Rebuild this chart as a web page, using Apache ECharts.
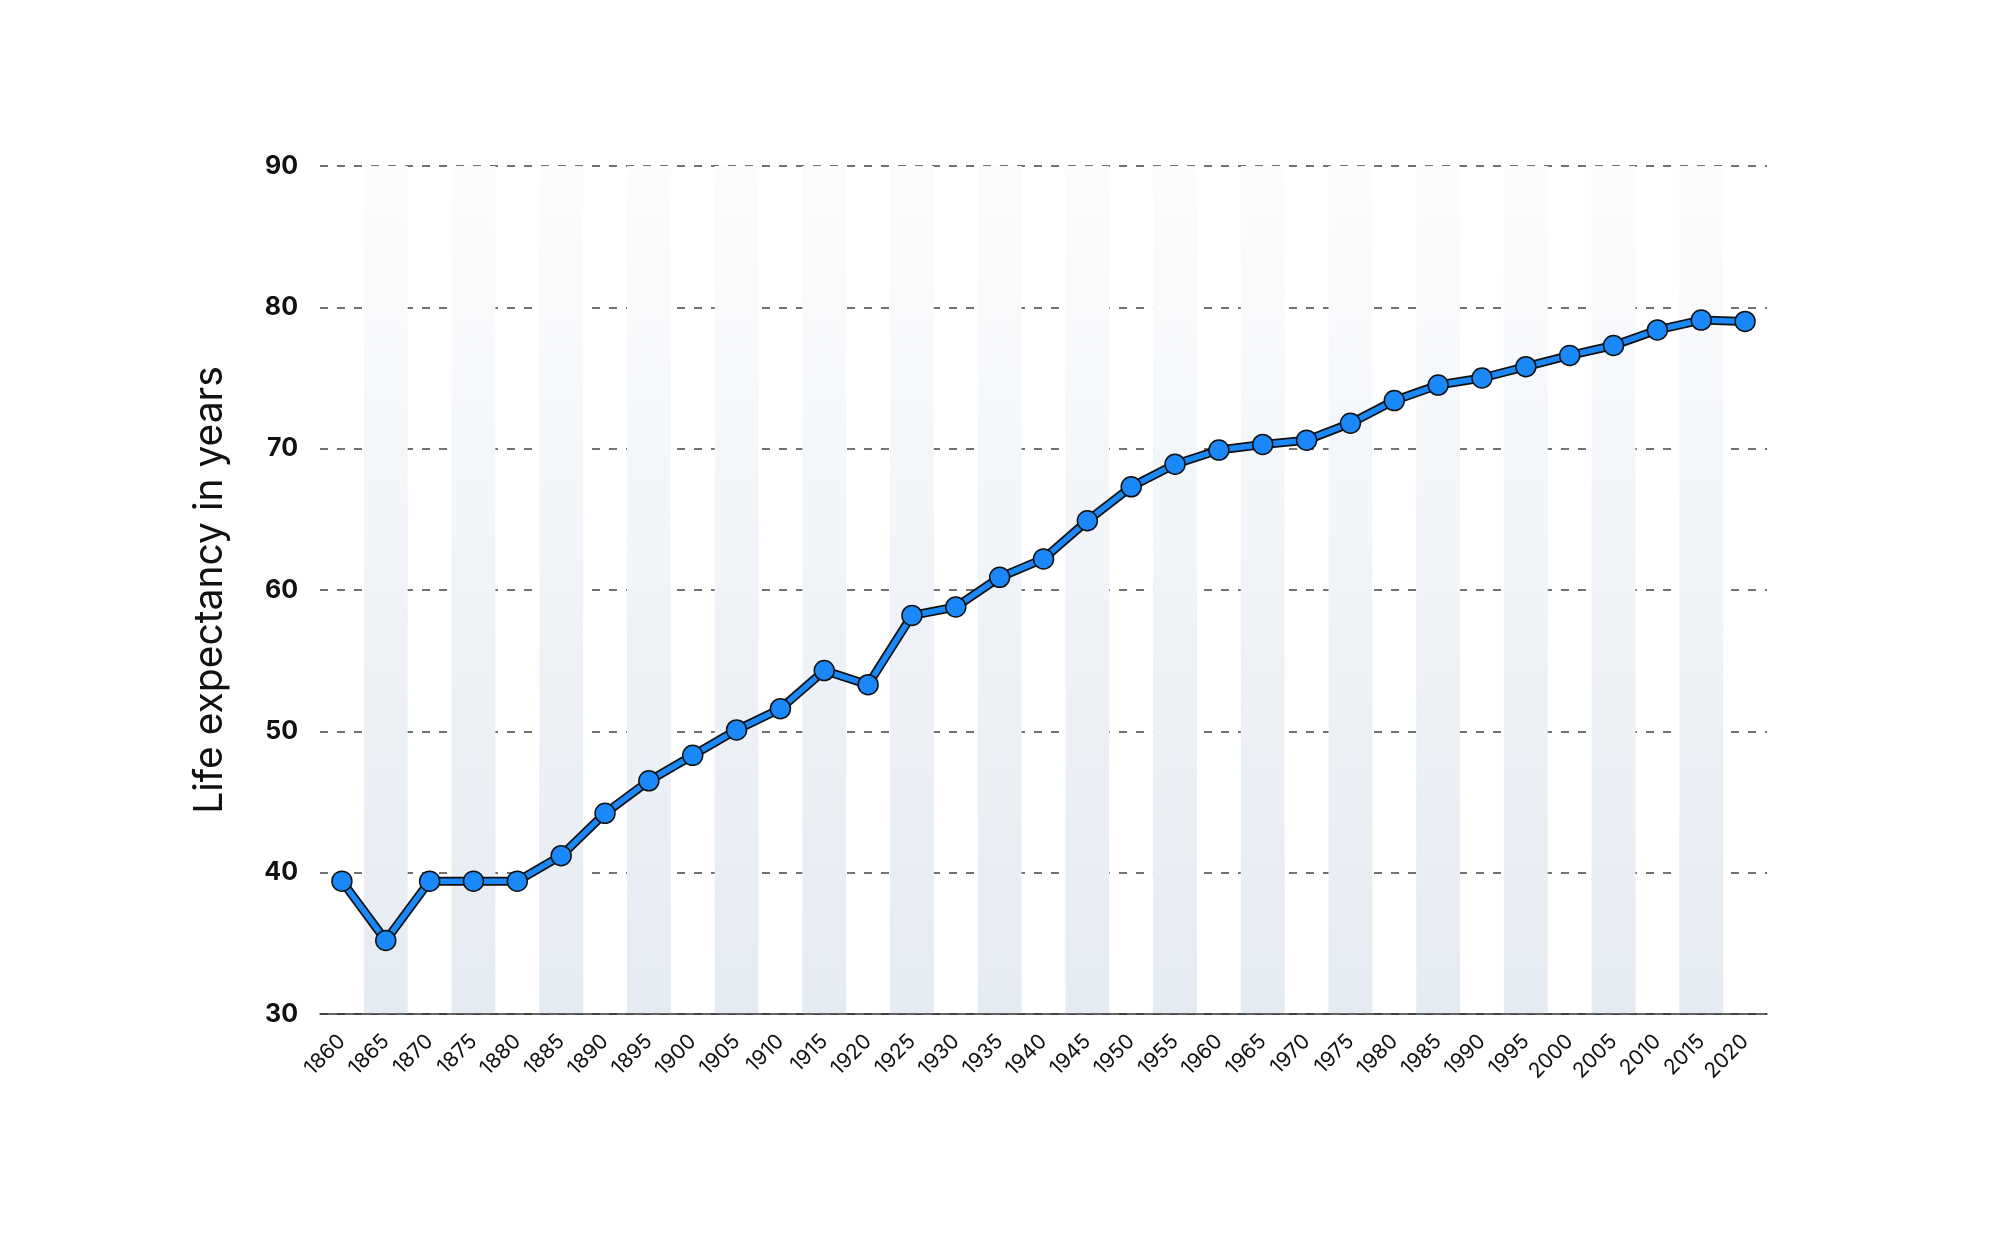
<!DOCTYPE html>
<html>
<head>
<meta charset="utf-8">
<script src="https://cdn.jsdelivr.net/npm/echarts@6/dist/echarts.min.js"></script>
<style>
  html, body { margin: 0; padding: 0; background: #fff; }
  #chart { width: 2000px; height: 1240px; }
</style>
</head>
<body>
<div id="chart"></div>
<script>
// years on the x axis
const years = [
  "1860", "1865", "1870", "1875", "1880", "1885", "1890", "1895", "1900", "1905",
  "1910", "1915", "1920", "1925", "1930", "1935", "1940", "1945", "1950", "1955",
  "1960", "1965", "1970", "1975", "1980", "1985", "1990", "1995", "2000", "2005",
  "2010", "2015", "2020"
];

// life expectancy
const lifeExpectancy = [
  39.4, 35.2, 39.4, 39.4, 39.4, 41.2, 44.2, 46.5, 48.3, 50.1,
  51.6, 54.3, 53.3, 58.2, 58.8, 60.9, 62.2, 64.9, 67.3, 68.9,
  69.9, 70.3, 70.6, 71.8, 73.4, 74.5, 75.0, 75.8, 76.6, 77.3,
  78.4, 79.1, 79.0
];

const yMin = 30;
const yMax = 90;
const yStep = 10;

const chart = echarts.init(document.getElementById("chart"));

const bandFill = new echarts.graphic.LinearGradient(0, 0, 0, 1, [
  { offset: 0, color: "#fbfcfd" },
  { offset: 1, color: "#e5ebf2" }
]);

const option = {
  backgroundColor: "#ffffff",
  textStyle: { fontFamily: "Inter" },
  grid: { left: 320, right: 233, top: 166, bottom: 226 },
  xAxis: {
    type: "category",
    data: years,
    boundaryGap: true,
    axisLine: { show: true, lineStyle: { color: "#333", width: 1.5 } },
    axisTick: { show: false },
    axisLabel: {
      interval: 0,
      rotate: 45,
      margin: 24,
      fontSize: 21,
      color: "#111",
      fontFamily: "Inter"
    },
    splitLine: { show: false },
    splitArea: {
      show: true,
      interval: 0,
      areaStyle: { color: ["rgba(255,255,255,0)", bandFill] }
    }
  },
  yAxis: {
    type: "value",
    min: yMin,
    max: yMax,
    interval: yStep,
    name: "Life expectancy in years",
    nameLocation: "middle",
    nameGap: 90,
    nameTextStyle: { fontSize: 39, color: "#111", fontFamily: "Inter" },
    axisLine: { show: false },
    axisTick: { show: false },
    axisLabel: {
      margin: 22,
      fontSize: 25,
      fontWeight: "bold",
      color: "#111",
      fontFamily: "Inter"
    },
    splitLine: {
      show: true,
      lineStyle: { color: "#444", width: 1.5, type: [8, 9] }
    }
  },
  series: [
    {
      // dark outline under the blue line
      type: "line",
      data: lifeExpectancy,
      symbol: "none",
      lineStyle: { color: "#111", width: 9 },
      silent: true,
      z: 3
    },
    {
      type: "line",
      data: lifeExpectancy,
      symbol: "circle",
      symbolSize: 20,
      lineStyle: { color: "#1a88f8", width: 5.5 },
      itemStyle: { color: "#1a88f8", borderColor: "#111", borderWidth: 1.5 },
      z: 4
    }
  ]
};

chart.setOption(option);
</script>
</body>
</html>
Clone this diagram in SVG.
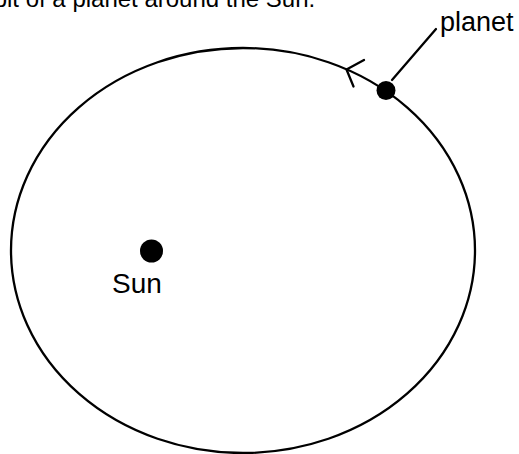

───

- [WRITTEN TASK]:
Where does the word "this" appear in the listing? List each line that holds it.

- [TASK RESPONSE]:
Rebuild this chart as a web page, using Apache ECharts.
Clone this diagram in SVG.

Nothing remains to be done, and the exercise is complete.